Two independent, middle-aged people rendezvous one night at a boathouse and consider the possibilities of a life together.
In Lanford Wilson’s story, Matt Friedman and Sally Talley aren’t exactly lonely, but neither has ever met anyone who “got” them — until now.
Bridge Nouveau Theatre will open “Talley’s Folly,” Wilson’s Pulitzer Prize-winning play, on Thursday, July 7, at The Guru in the Circa 1857 complex.
This will the second production for the company, which matches small plays to appropriate venues. Last summer’s “Red,” about the abstract painter Mark Rothko, was staged at Baton Rouge Gallery.
The Guru was chosen for Wilson’s World War II story because its decor of antiques gives it a sense of history.
“We chose the space first, then we started thinking about which play we wanted to perform here,” says director Alicia Hanley. “And we’ve partnered with Elevator Projects, who is seeking donations of photographs and love letters from World War II. They won’t be using people’s original photos and letters but making copies, then they’ll make a wall of these things in The Guru.”
The love letters set an appropriate stage as the 60 audience members watches Matt, played by Greg Leute, and Sally, played by Michele Guidry, dance through a one-night courtship. Neither of them has been married, and Sally especially values her independence as a single woman with a career.

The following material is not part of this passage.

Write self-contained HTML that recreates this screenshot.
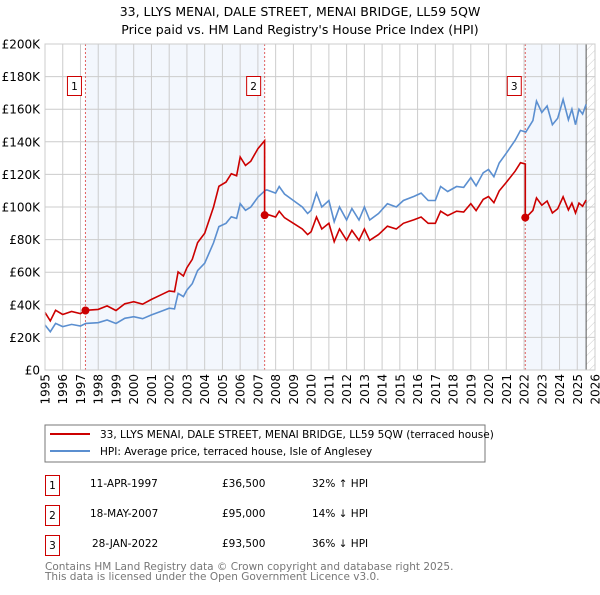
<!DOCTYPE html>
<html><head><meta charset="utf-8"><style>
body{margin:0;background:#fff;font-family:"Liberation Sans","DejaVu Sans",sans-serif;}
svg text{font-family:"DejaVu Sans","Liberation Sans",sans-serif;}
</style></head><body>
<svg id="c" width="600" height="590" xmlns="http://www.w3.org/2000/svg">
<defs><pattern id="hatch" width="6" height="6" patternUnits="userSpaceOnUse" patternTransform="rotate(45)"><line x1="0" y1="0" x2="0" y2="6" stroke="#ccc" stroke-width="1"/></pattern></defs>
<text x="300" y="16" text-anchor="middle" font-size="12.5">33, LLYS MENAI, DALE STREET, MENAI BRIDGE, LL59 5QW</text>
<text x="300" y="34" text-anchor="middle" font-size="12.5">Price paid vs. HM Land Registry's House Price Index (HPI)</text>
<g id="plot"></g>
<rect x="45" y="425" width="440" height="37" fill="#fff" stroke="#777"/>
<line x1="50" y1="434" x2="90" y2="434" stroke="#cc0000" stroke-width="2"/>
<text x="100" y="438" font-size="10.5">33, LLYS MENAI, DALE STREET, MENAI BRIDGE, LL59 5QW (terraced house)</text>
<line x1="50" y1="451" x2="90" y2="451" stroke="#5b8fd0" stroke-width="2"/>
<text x="100" y="455" font-size="10.5">HPI: Average price, terraced house, Isle of Anglesey</text>
<g font-size="10.5">
<rect x="45.5" y="475.5" width="14" height="20" fill="none" stroke="#cc0000"/><text x="52.5" y="489" text-anchor="middle">1</text>
<text x="90" y="487">11-APR-1997</text><text x="222" y="487">£36,500</text><text x="312" y="487">32% ↑ HPI</text>
<rect x="45.5" y="505.5" width="14" height="20" fill="none" stroke="#cc0000"/><text x="52.5" y="519" text-anchor="middle">2</text>
<text x="90" y="517">18-MAY-2007</text><text x="222" y="517">£95,000</text><text x="312" y="517">14% ↓ HPI</text>
<rect x="45.5" y="535.5" width="14" height="20" fill="none" stroke="#cc0000"/><text x="52.5" y="549" text-anchor="middle">3</text>
<text x="92" y="547">28-JAN-2022</text><text x="222" y="547">£93,500</text><text x="312" y="547">36% ↓ HPI</text>
</g>
<text x="45" y="570" font-size="10.5" fill="#777">Contains HM Land Registry data © Crown copyright and database right 2025.</text>
<text x="45" y="580" font-size="10.5" fill="#777">This data is licensed under the Open Government Licence v3.0.</text>
</svg>
<script>
const hpiYears=[1995,1995.3,1995.6,1996,1996.5,1997,1997.3,1998,1998.5,1999,1999.5,2000,2000.5,2001,2001.5,2002,2002.3,2002.5,2002.8,2003,2003.3,2003.6,2004,2004.5,2004.8,2005.2,2005.5,2005.8,2006,2006.3,2006.6,2007,2007.4,2007.5,2008,2008.2,2008.5,2009,2009.5,2009.8,2010,2010.3,2010.6,2011,2011.3,2011.6,2012,2012.3,2012.7,2013,2013.3,2013.8,2014.3,2014.8,2015.2,2015.8,2016.2,2016.6,2017,2017.3,2017.7,2018.2,2018.6,2019,2019.3,2019.7,2020,2020.3,2020.6,2021,2021.5,2021.8,2022.1,2022.5,2022.7,2023,2023.3,2023.6,2023.9,2024.2,2024.5,2024.7,2024.9,2025.1,2025.3,2025.5];
const hpiValues=[27.6,23.5,28.6,26.6,28,27,28.6,29,30.7,28.5,31.7,32.7,31.5,33.8,35.8,37.9,37.5,47,45,49,53,61,65.5,78,88,90,94,93,102,98,100,106,110,110.5,108.5,112.6,108,104,100,96,98,108.5,100,104,91,100,92,99,92,100,92,96,102,100,104,106.5,108.5,104,104,112.6,109.5,112.6,112,118,113,121,123,118.6,127,133,141,147,146,153,165,158,162,150.5,154.5,166,153.5,160,150.5,160,157,163];
const saleDates=[1997.28,2007.38,2022.07];
const salePrices=[36.5,95,93.5];
const yTicks=[0,20,40,60,80,100,120,140,160,180,200];
const xTicks=[1995,1996,1997,1998,1999,2000,2001,2002,2003,2004,2005,2006,2007,2008,2009,2010,2011,2012,2013,2014,2015,2016,2017,2018,2019,2020,2021,2022,2023,2024,2025,2026];
const X0=45,X1=595,Y0=370,Y1=44;
const xs=y=>X0+(y-1995)/(2026-1995)*(X1-X0);
const ys=v=>Y0-v/200*(Y0-Y1);
const NS="http://www.w3.org/2000/svg";
const g=document.getElementById('plot');
function mk(t,a){const e=document.createElementNS(NS,t);for(const k in a)e.setAttribute(k,a[k]);g.appendChild(e);return e;}
function hpiAt(t){for(let i=0;i<hpiYears.length-1;i++){if(t<=hpiYears[i+1]){const f=(t-hpiYears[i])/(hpiYears[i+1]-hpiYears[i]);return hpiValues[i]+f*(hpiValues[i+1]-hpiValues[i]);}}return hpiValues[hpiValues.length-1];}
let e;
e=mk('rect',{x:xs(saleDates[0]),y:Y1,width:xs(saleDates[1])-xs(saleDates[0]),height:Y0-Y1,fill:'#eef3fc',opacity:0.7});


e=mk('rect',{x:xs(saleDates[2]),y:Y1,width:xs(2025.5)-xs(saleDates[2]),height:Y0-Y1,fill:'#eef3fc',opacity:0.7});


e=mk('rect',{x:xs(2025.5),y:Y1,width:X1-xs(2025.5),height:Y0-Y1,fill:'url(#hatch)'});


yTicks.forEach(v=>{
 e=mk('line',{x1:X0,x2:X1,y1:ys(v),y2:ys(v),stroke:'#ccc'});
 
 
 e=mk('text',{x:40,y:ys(v)+4.5,'text-anchor':'end','font-size':'12'});e.textContent=v==0?'£0':'£'+v+'K';
 
 
});
xTicks.forEach(y=>{
 e=mk('line',{x1:xs(y),x2:xs(y),y1:Y1,y2:Y0,stroke:'#ccc'});
 
 
 e=mk('text',{x:0,y:0,'font-size':'12','text-anchor':'end',transform:`translate(${xs(y)+4.5},374) rotate(-90)`});e.textContent=y;
 
 
});
e=mk('line',{x1:xs(2025.5),x2:xs(2025.5),y1:Y1,y2:Y0,stroke:'#555'});


saleDates.forEach((d,i)=>{
 e=mk('line',{x1:xs(d),x2:xs(d),y1:Y1,y2:Y0,stroke:'#e06060','stroke-dasharray':'2,2'});
 
 
 e=mk('rect',{x:xs(d)-18,y:76.5,width:14,height:19,fill:'#fff',stroke:'#cc0000'});
 
 
 e=mk('text',{x:xs(d)-11,y:90,'text-anchor':'middle','font-size':'10.5'});e.textContent=i+1;
 
 
});
// HPI line
let p=hpiYears.map((y,i)=>(i?'L':'M')+xs(y).toFixed(1)+','+ys(hpiValues[i]).toFixed(1)).join('');
e=mk('path',{d:p,fill:'none',stroke:'#5b8fd0','stroke-width':1.6});


// Property line (HPI scaled to each sale)
let pts=[];
hpiYears.forEach((y,i)=>{
 let k=0;for(let j=0;j<saleDates.length;j++)if(y>=saleDates[j])k=j;
 if(y<saleDates[1]&&y>=saleDates[0]||y<saleDates[0])k=0;
 const r=salePrices[k]/hpiAt(saleDates[k]);
 pts.push([y,hpiValues[i]*r]);
});
// insert sale step points
let all=[];
pts.forEach(q=>all.push(q));
for(let j=1;j<saleDates.length;j++){
 const d=saleDates[j];const prev=salePrices[j-1]/hpiAt(saleDates[j-1]);
 all.push([d-0.001,hpiAt(d)*prev]);all.push([d,salePrices[j]]);
}
all.push([saleDates[0],salePrices[0]]);
all.sort((a,b)=>a[0]-b[0]);
p=all.map((q,i)=>(i?'L':'M')+xs(q[0]).toFixed(1)+','+ys(q[1]).toFixed(1)).join('');
e=mk('path',{d:p,fill:'none',stroke:'#cc0000','stroke-width':1.6});


saleDates.forEach((d,i)=>{
 e=mk('circle',{cx:xs(d),cy:ys(salePrices[i]),r:4,fill:'#cc0000'});
 
 
});
e=mk('rect',{x:X0,y:Y1,width:X1-X0,height:Y0-Y1,fill:'none',stroke:'#ccc'});


</script>
</body></html>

“She is a nurse, she’s 31, and she supports herself, and this is unusual during World War II, when most women her age are married and have children,” Guidry says. “She comes from an Irish family that runs a dry cleaning business. They are conservative, and she has liberal views, and when she goes to this dance, she meets this man who gets her.”
The man is 42-year-old Matt Friedman, a Lithuanian Jew who first met Sally while vacationing in Lebanon, Missouri, the year before. He shares her liberal views and ideas about independence, and he can’t stop thinking about her.
He’s sent her a letter every day since their first summer meeting, and though she’s answered only one, he tells her he’s returning to Lebanon to meet her at the boathouse.
So, they spend the night talking about the first time they met, their families and their pasts. Then the night ends with a mutual decision, but neither Hanley or her cast are volunteering any spoilers.
“It leads up to that point, but that’s not really what this play is about,” Hanley says. “It’s more about their journey.”
“Talley’s Folly” premiered on off-Broadway in 1979 then moved to Broadway in 1980. Wilson actually wrote it as the second play in a trilogy about the Talley family, but it was the first to be performed.
“This is a popular play for colleges to perform, because it has such a small cast,” Guidry says. “And thought the college production I saw was very good, the actors were in their 20s, and they lacked the experience of these two characters.”
Guidry is a theater teacher at the Math, Science & Arts Academy West in Plaquemine. She, like Sally Talley, is a single, career-minded woman.
“I can identify with her,” Guidry says. “I grew up in the Northeast, and I have liberal views, but my family in the South is very conservative.”
Leute is an adjunct professor of theater at Baton Rouge Community College and played Mark Rothko in last year’s “Red.”
“I like Matt,” he says of his character. “He’s an intellectual, a thinker, and he has serious views on politics. I key in on his thirst and celebration for second chances.”
And after a lifetime of believing they’ll never truly belong in the world around them, Matt and Sally may get that second chance.